Steven [Laser] Haas, who was hired as a litigation consultant in the bankruptcy and then barred from participating for criticizing the process, said sealing the settlement "will only help people who have engaged in conflicts of interest."
The eToys bankruptcy has its roots in its spectacular stock market debut in May 1999. Goldman Sachs priced the stock at just under $20 per share, and the stock closed the first day trading at around $75. While the IPO raised $176 million, it could have raised $550 million more if its shares were priced near where the closed that first day.
AND
The eToys saga has also drawn criticism for Bain Capital, whose KB Toys bought some assets at a knockdown price during the bankruptcy.
emphasis added
Goldman Sachs and Bain Capital power mongers aren't going to sleep well these next few weeks. This is being overshadowed by the new state of affairs. The Judge in the eToys case has ordered the hearing (which was to rubber stamp keeping everything under Seal) - to be cancelled. At the same time some more Objections have come to the fore that actually boggle the mind and create greater conundrums.
This cancelling also started another panic in the ranks of the pirates. Now, believe it or not, Paul Traub's partner Barry Gold is Objecting to Paul Traub being paid. The problem with that is, Barry Gold and Paul Traub have already confessed they are partners.

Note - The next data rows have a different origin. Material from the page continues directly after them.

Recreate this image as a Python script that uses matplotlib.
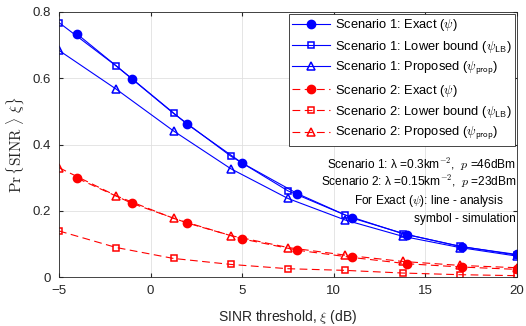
import matplotlib
matplotlib.use("Agg")
import matplotlib.pyplot as plt

plt.rcParams["font.family"] = ["Liberation Sans", "DejaVu Sans"]
plt.rcParams["mathtext.fontset"] = "cm"

# x positions (dB)
x_exact = [-4, -1, 2, 5, 8, 11, 14, 17, 20]
x_bound = [-5, -1.875, 1.25, 4.375, 7.5, 10.625, 13.75, 16.875, 20]

# Scenario 1
s1_exact = [0.733, 0.598, 0.461, 0.344, 0.252, 0.178, 0.128, 0.091, 0.068]
s1_lb = [0.768, 0.637, 0.494, 0.365, 0.260, 0.187, 0.131, 0.093, 0.066]
s1_prop = [0.684, 0.567, 0.441, 0.327, 0.237, 0.172, 0.123, 0.089, 0.063]

# Scenario 2
s2_exact = [0.298, 0.222, 0.163, 0.115, 0.081, 0.059, 0.040, 0.030, 0.023]
s2_lb = [0.139, 0.089, 0.056, 0.038, 0.025, 0.020, 0.012, 0.007, 0.004]
s2_prop = [0.330, 0.245, 0.177, 0.125, 0.089, 0.066, 0.047, 0.035, 0.028]

fig = plt.figure(figsize=(5.26, 3.26), dpi=100)
ax = fig.add_axes([59 / 526, 1 - 277 / 326, 458 / 526, 265 / 326])

blue = "#0000ff"
red = "#ff0000"
lw = 0.8
dash = (7, 4)

ax.plot(x_exact, s1_exact, "-", color=blue, lw=lw, marker="o", ms=6,
        mfc=blue, mec=blue, label=r"Scenario 1: Exact ($\psi$)")
ax.plot(x_bound, s1_lb, "-", color=blue, lw=lw, marker="s", ms=4.5,
        mfc="none", mec=blue, mew=1.1, label=r"Scenario 1: Lower bound ($\psi_{\mathsf{LB}}$)")
ax.plot(x_bound, s1_prop, "-", color=blue, lw=lw, marker="^", ms=6,
        mfc="none", mec=blue, mew=1.1, label=r"Scenario 1: Proposed ($\psi_{\mathsf{prop}}$)")
ax.plot(x_exact, s2_exact, "--", color=red, lw=lw, dashes=dash, marker="o", ms=6,
        mfc=red, mec=red, label=r"Scenario 2: Exact ($\psi$)")
ax.plot(x_bound, s2_lb, "--", color=red, lw=lw, dashes=dash, marker="s", ms=4.5,
        mfc="none", mec=red, mew=1.1, label=r"Scenario 2: Lower bound ($\psi_{\mathsf{LB}}$)")
ax.plot(x_bound, s2_prop, "--", color=red, lw=lw, dashes=dash, marker="^", ms=6,
        mfc="none", mec=red, mew=1.1, label=r"Scenario 2: Proposed ($\psi_{\mathsf{prop}}$)")

ax.set_xlim(-5, 20)
ax.set_ylim(0, 0.8)
ax.set_xticks([-5, 0, 5, 10, 15, 20])
ax.set_yticks([0, 0.2, 0.4, 0.6, 0.8])
ax.set_yticklabels(["0", "0.2", "0.4", "0.6", "0.8"])
ax.tick_params(direction="in", labelsize=9.5, top=True, right=True,
               length=3, colors="#262626", pad=6)
ax.grid(True, color="#e0e0e0", lw=0.6)
for sp in ax.spines.values():
    sp.set_color("#262626")
    sp.set_linewidth(0.6)

ax.set_xlabel(r"SINR threshold, $\xi$ (dB)", fontsize=10, color="#262626", labelpad=8)
ax.set_ylabel(r"$\Pr\{\mathrm{SINR}\ \rangle\ \xi\}$", fontsize=11, color="#262626", labelpad=4)

leg = ax.legend(loc="upper right", fontsize=9.3, handlelength=2.9,
                borderpad=0.25, labelspacing=0.42, handletextpad=0.4,
                fancybox=False, framealpha=1, edgecolor="#262626",
                borderaxespad=0.15)
leg.get_frame().set_linewidth(0.6)

txt = dict(fontsize=8.6, ha="right", va="center", color="black")
ax.text(19.95, 0.341, "Scenario 1: λ =0.3km$^{-2}$,  $p$ =46dBm", **txt)
ax.text(19.95, 0.287, "Scenario 2: λ =0.15km$^{-2}$,  $p$ =23dBm", **txt)
ax.text(19.3, 0.229, r"For Exact ($\psi$): line - analysis", **txt)
ax.text(19.95, 0.174, "symbol - simulation", **txt)

fig.savefig("out.png", dpi=100)
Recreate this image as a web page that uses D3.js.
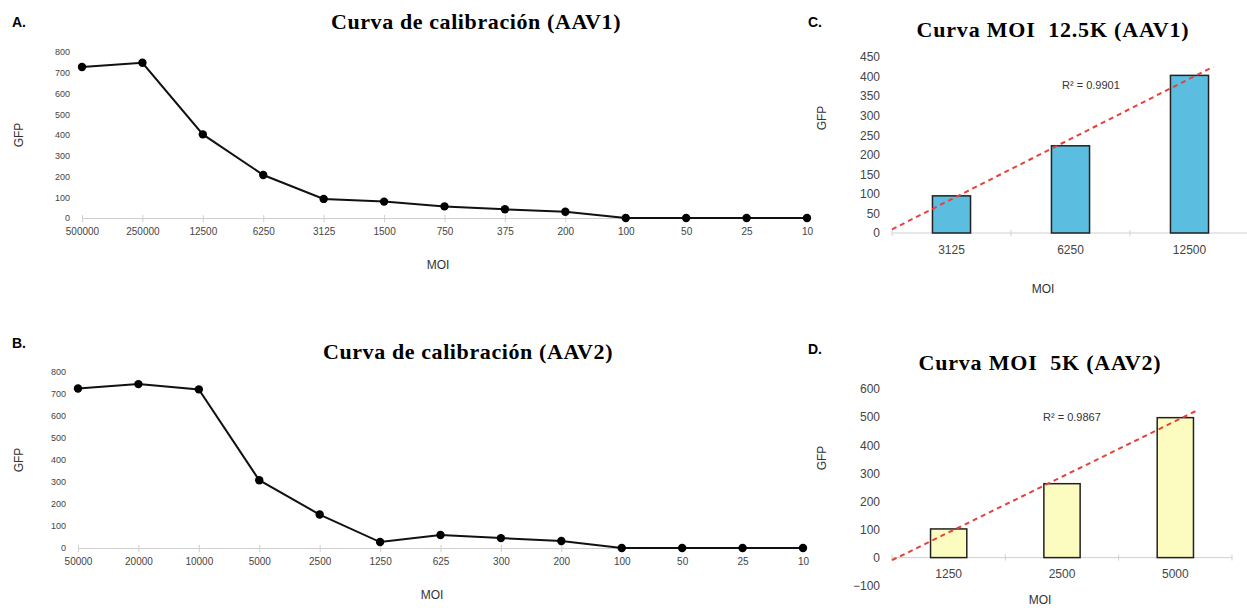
<!DOCTYPE html>
<html>
<head>
<meta charset="utf-8">
<script src="https://cdn.jsdelivr.net/npm/d3@7"></script>
<style>
  body { margin: 0; background: #fff; }
  svg { display: block; }
  .tick text { font-family: 'Liberation Sans', Arial, sans-serif; fill: #444; }
</style>
</head>
<body>
<div id="chart"></div>
<script>
// panel A - calibration AAV1
const moiA = ['500000', '250000', '12500', '6250', '3125', '1500', '750', '375', '200', '100', '50', '25', '10']
const gfpA = [728, 748, 403, 207, 92, 79, 56, 42, 30, 0, 0, 0, 0]

// panel B - calibration AAV2
const moiB = ['50000', '20000', '10000', '5000', '2500', '1250', '625', '300', '200', '100', '50', '25', '10']
const gfpB = [725, 745, 721, 308, 152, 27, 59, 45, 32, 0, 0, 0, 0]

// panel C - MOI 12.5K AAV1
const moiC = ['3125', '6250', '12500']
const gfpC = [95, 223, 403]

// panel D - MOI 5K AAV2
const moiD = ['1250', '2500', '5000']
const gfpD = [102, 263, 498]

const yTicksLine = d3.range(0, 801, 100)
const yTicksC = d3.range(0, 451, 50)
const yTicksD = d3.range(-100, 601, 100)

const width = 1247
const height = 608

const svg = d3
  .select('#chart')
  .append('svg')
  .attr('width', width)
  .attr('height', height)

const sans = "'Liberation Sans', Arial, sans-serif"
const serif = "'Liberation Serif', 'Times New Roman', serif"

function lineChart(opts) {
  const g = svg.append('g')
  const x = d3.scalePoint().domain(opts.labels).range([opts.left, opts.right])
  const y = d3.scaleLinear().domain([0, 800]).range([opts.bottom, opts.top])

  const yAxis = d3.axisLeft(y).tickValues(yTicksLine).tickSize(0).tickPadding(6)
  g.append('g')
    .attr('transform', 'translate(' + (opts.left - 6) + ',0)')
    .call(yAxis)
    .call(s => s.select('.domain').remove())
    .selectAll('text')
    .attr('font-size', 9)

  const xAxis = d3.axisBottom(x).tickSizeInner(4).tickSizeOuter(0).tickPadding(6)
  const ax = g.append('g')
    .attr('transform', 'translate(0,' + opts.bottom + ')')
    .call(xAxis)
  ax.select('.domain').attr('stroke', '#d0d0d0')
  ax.selectAll('.tick line').attr('stroke', '#d0d0d0').attr('y1', -3)
  ax.selectAll('text').attr('font-size', 10)

  const data = opts.labels.map((l, i) => ({ moi: l, gfp: opts.values[i] }))
  const line = d3.line().x(d => x(d.moi)).y(d => y(d.gfp))

  g.append('path')
    .datum(data)
    .attr('d', line)
    .attr('fill', 'none')
    .attr('stroke', '#111')
    .attr('stroke-width', 2)

  g.selectAll('circle')
    .data(data)
    .enter()
    .append('circle')
    .attr('cx', d => x(d.moi))
    .attr('cy', d => y(d.gfp))
    .attr('r', 4.2)
    .attr('fill', '#000')

  g.append('text')
    .attr('x', opts.titleX)
    .attr('y', opts.titleY)
    .attr('text-anchor', 'middle')
    .attr('font-family', serif)
    .attr('font-weight', 'bold')
    .attr('font-size', 22)
    .attr('letter-spacing', 0.6)
    .text(opts.title)

  g.append('text')
    .attr('x', 12)
    .attr('y', opts.letterY)
    .attr('font-family', sans)
    .attr('font-weight', 'bold')
    .attr('font-size', 14)
    .text(opts.letter)

  g.append('text')
    .attr('transform', 'translate(23,' + (opts.top + opts.bottom) / 2 + ') rotate(-90)')
    .attr('text-anchor', 'middle')
    .attr('font-family', sans)
    .attr('font-size', 12)
    .attr('fill', '#333')
    .text('GFP')

  g.append('text')
    .attr('x', opts.moiX)
    .attr('y', opts.moiY)
    .attr('text-anchor', 'middle')
    .attr('font-family', sans)
    .attr('font-size', 12)
    .attr('fill', '#333')
    .text('MOI')
}

function barChart(opts) {
  const g = svg.append('g')
  const x = d3.scaleBand().domain(opts.labels).range([opts.left, opts.right])
    .paddingInner(0.68).paddingOuter(0.34)
  const y = d3.scaleLinear().domain(opts.domain).range([opts.bottom, opts.top])

  const yAxis = d3.axisLeft(y).tickValues(opts.yTicks).tickSize(0).tickPadding(4)
  g.append('g')
    .attr('transform', 'translate(' + (opts.left - 8) + ',0)')
    .call(yAxis)
    .call(s => s.select('.domain').remove())
    .selectAll('text')
    .attr('font-size', 12)

  // baseline at zero with ticks between categories
  const y0 = y(0)
  g.append('line')
    .attr('x1', opts.left)
    .attr('x2', opts.right)
    .attr('y1', y0)
    .attr('y2', y0)
    .attr('stroke', '#d0d0d0')
  const bounds = d3.range(opts.labels.length + 1).map(i => x.range()[0] + i * x.step())
  g.selectAll('.sep')
    .data(bounds)
    .enter()
    .append('line')
    .attr('x1', d => d)
    .attr('x2', d => d)
    .attr('y1', y0 - 3)
    .attr('y2', y0 + 3)
    .attr('stroke', '#d0d0d0')

  const xAxis = d3.axisBottom(x).tickSize(0).tickPadding(opts.labelPad)
  g.append('g')
    .attr('transform', 'translate(0,' + y0 + ')')
    .call(xAxis)
    .call(s => s.select('.domain').remove())
    .selectAll('text')
    .attr('font-size', 12)

  const data = opts.labels.map((l, i) => ({ moi: l, gfp: opts.values[i], idx: i + 1 }))

  g.selectAll('rect')
    .data(data)
    .enter()
    .append('rect')
    .attr('x', d => x(d.moi))
    .attr('y', d => y(d.gfp))
    .attr('width', x.bandwidth())
    .attr('height', d => y0 - y(d.gfp))
    .attr('fill', opts.fill)
    .attr('stroke', '#222')
    .attr('stroke-width', 1.5)

  // linear trend line (least squares on category index)
  const reg = d3.mean(data, d => d.idx)
  const meanY = d3.mean(data, d => d.gfp)
  const slope = d3.sum(data, d => (d.idx - reg) * (d.gfp - meanY)) / d3.sum(data, d => (d.idx - reg) ** 2)
  const intercept = meanY - slope * reg
  const idxToX = i => x.range()[0] + (i - 0.5) * x.step()
  const t0 = 0.5
  const t1 = 3.2
  g.append('line')
    .attr('x1', idxToX(t0))
    .attr('y1', y(intercept + slope * t0))
    .attr('x2', idxToX(t1))
    .attr('y2', y(intercept + slope * t1))
    .attr('stroke', '#e8403a')
    .attr('stroke-width', 2)
    .attr('stroke-dasharray', '5,4')

  g.append('text')
    .attr('x', opts.rX)
    .attr('y', opts.rY)
    .attr('font-family', sans)
    .attr('font-size', 11)
    .attr('fill', '#333')
    .text(opts.r2)

  g.append('text')
    .attr('x', opts.titleX)
    .attr('y', opts.titleY)
    .attr('text-anchor', 'middle')
    .attr('font-family', serif)
    .attr('font-weight', 'bold')
    .attr('font-size', 22)
    .attr('letter-spacing', 0.8)
    .attr('xml:space', 'preserve')
    .text(opts.title)

  g.append('text')
    .attr('x', 808)
    .attr('y', opts.letterY)
    .attr('font-family', sans)
    .attr('font-weight', 'bold')
    .attr('font-size', 14)
    .text(opts.letter)

  g.append('text')
    .attr('transform', 'translate(826,' + opts.gfpY + ') rotate(-90)')
    .attr('text-anchor', 'middle')
    .attr('font-family', sans)
    .attr('font-size', 12)
    .attr('fill', '#333')
    .text('GFP')

  g.append('text')
    .attr('x', opts.moiX)
    .attr('y', opts.moiY)
    .attr('text-anchor', 'middle')
    .attr('font-family', sans)
    .attr('font-size', 12)
    .attr('fill', '#333')
    .text('MOI')
}

lineChart({
  labels: moiA, values: gfpA,
  left: 82, right: 807, top: 52, bottom: 218,
  title: 'Curva de calibración (AAV1)', titleX: 476, titleY: 29,
  letter: 'A.', letterY: 27, moiX: 438, moiY: 269
})

lineChart({
  labels: moiB, values: gfpB,
  left: 78, right: 803, top: 372, bottom: 548,
  title: 'Curva de calibración (AAV2)', titleX: 468, titleY: 359,
  letter: 'B.', letterY: 348, moiX: 432, moiY: 599
})

barChart({
  labels: moiC, values: gfpC, domain: [0, 450], yTicks: yTicksC,
  left: 892, right: 1249, top: 57, bottom: 233, labelPad: 12,
  fill: '#5bbde0', r2: 'R² = 0.9901', rX: 1062, rY: 89,
  title: 'Curva MOI  12.5K (AAV1)', titleX: 1053, titleY: 37,
  letter: 'C.', letterY: 27, gfpY: 118, moiX: 1043, moiY: 293
})

barChart({
  labels: moiD, values: gfpD, domain: [-100, 600], yTicks: yTicksD,
  left: 892, right: 1232, top: 389, bottom: 585.7, labelPad: 12,
  fill: '#fdfcc0', r2: 'R² = 0.9867', rX: 1043, rY: 421,
  title: 'Curva MOI  5K (AAV2)', titleX: 1040, titleY: 370,
  letter: 'D.', letterY: 354, gfpY: 458, moiX: 1040, moiY: 604
})
</script>
</body>
</html>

Furthermore, Barry Gold's Objection to Paul Traub getting paid was submitted by the MNAT law firm. The problem with that is, MNAT has confessed = and already has been warned against = representing Goldman Sachs interests in the eToys case. MNAT has confessed it is Goldman Sachs counsel in Delaware.
MNAT cannot be involved in Goldman Sachs matters - It is a Conflict of Interest! It is also a Conflict of Interest for Barry Gold to handle Paul Traub issues
(being that both have confessed to the Delaware Bankruptcy Court they're partners). Frederick Rosner is the self professed local counsel of Traub Bonacquist & Fox.
The relationships are incestuous and systemic - AND - Against the Law!
A couple of other reporters are talking to this victim now. Evidently, if all goes according to plan, various main stream media outlets are going to run over each other to tell the WHOLE story. And that makes yours truly a happy man! For crooks love the darkness and us victims need the light.
Much sunshine is coming to the eToys case - and that's a good thing.